Israeli Defence Minister Amir Peretz told a weekly meeting of security officials that Israel would not allow the violence to spread into attacks on southern Israel, according to meeting participants.

Hamas has given Fatah forces in the last big security installation of Gaza until Friday to surrender.

"We are telling our people that the past era has ended and will not return," Islam Shahawan, a spokesman for Hamas's militia, told Hamas radio. "The era of justice and Islamic rule have arrived."

Abbas, for the first time in five days of fierce fighting, ordered his elite presidential guard on Thursday to strike back against the Hamas advance if the presidential compound is targeted.

But it appeared his forces were crumbling fast under the onslaught by the better-armed and better-disciplined Hamas fighters.

Abbas 'options not many'
Abbas would have little ability to enforce martial law under a state of emergency in a region where forces loyal to him have been decimated, said Palestinian coalition government spokesman Mustafa Barghouti.

"His options are not many," Barghouti told CBC News on Thursday in a telephone interview from the West Bank city of Ramallah. "The outcome of any measure will be the separation of the West Bank from Gaza, which is a very dangerous matter."

In Rafah, masked Hamas fighters positioned themselves at checkpoints and various positions in the streets to search for people with weapons and potential Fatah members, said resident Yasmene Moor, who just returned to the town after studying in the United States.

She said residents are already struggling with poverty, food shortages, and a lack of basic services such as water and electricity, but are more concerned the violence could lead to Israel reoccupying Gaza.

"People are very fearful of what will happen," Moor told CBC News on Thursday. "There hasn't been a time in Gaza where people have been able to just live, and be able to have a solid income and provide for their families."

In Ramallah, Fatah officials at Abbas's presidential compound watched in dismay as images of their surrendering comrades in Gaza flashed on television screens, the CBC's Adrienne Arsenault reported.

A Hamas militant takes a position outside the security headquarters.

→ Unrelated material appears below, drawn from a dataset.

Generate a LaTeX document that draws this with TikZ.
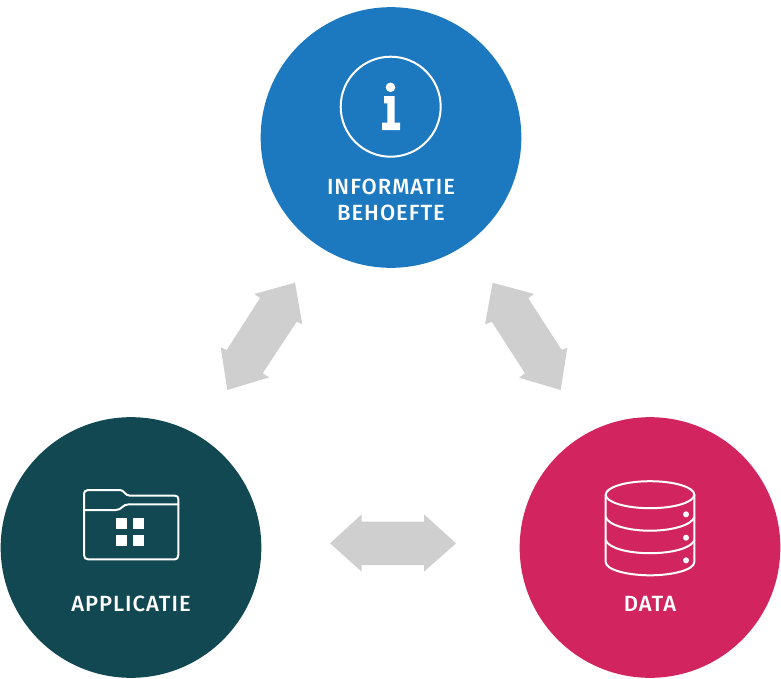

The capture of the Fatah stronghold was a major step forward in Hamas's attempt to take over all of Gaza.

But he added that Palestinians would not forgive either faction for returning to violence.

'They don't want peace'
In response to the Gaza attacks, security forces loyal to Fatah have reportedly been detaining large numbers of Hamas members in the West Bank as the fighting rages in Gaza.

One young Ramallah resident insisted the bitter factional fighting on display in Gaza won't spread to the West Bank, where Hamas forces are significantly weaker.

"They don't want peace," the young man told the CBC's Margaret Evans.

"The West Bank, the people here have a different mind. Gaza, it's another thing."

Hamas and Fatah have been locked in sporadic outbreaks of fighting over the past year, with the most recent violence stemming mostly over who would control key positions and security forces in the fragile three-month-old coalition, which was formed in an attempt to halt the bloodshed.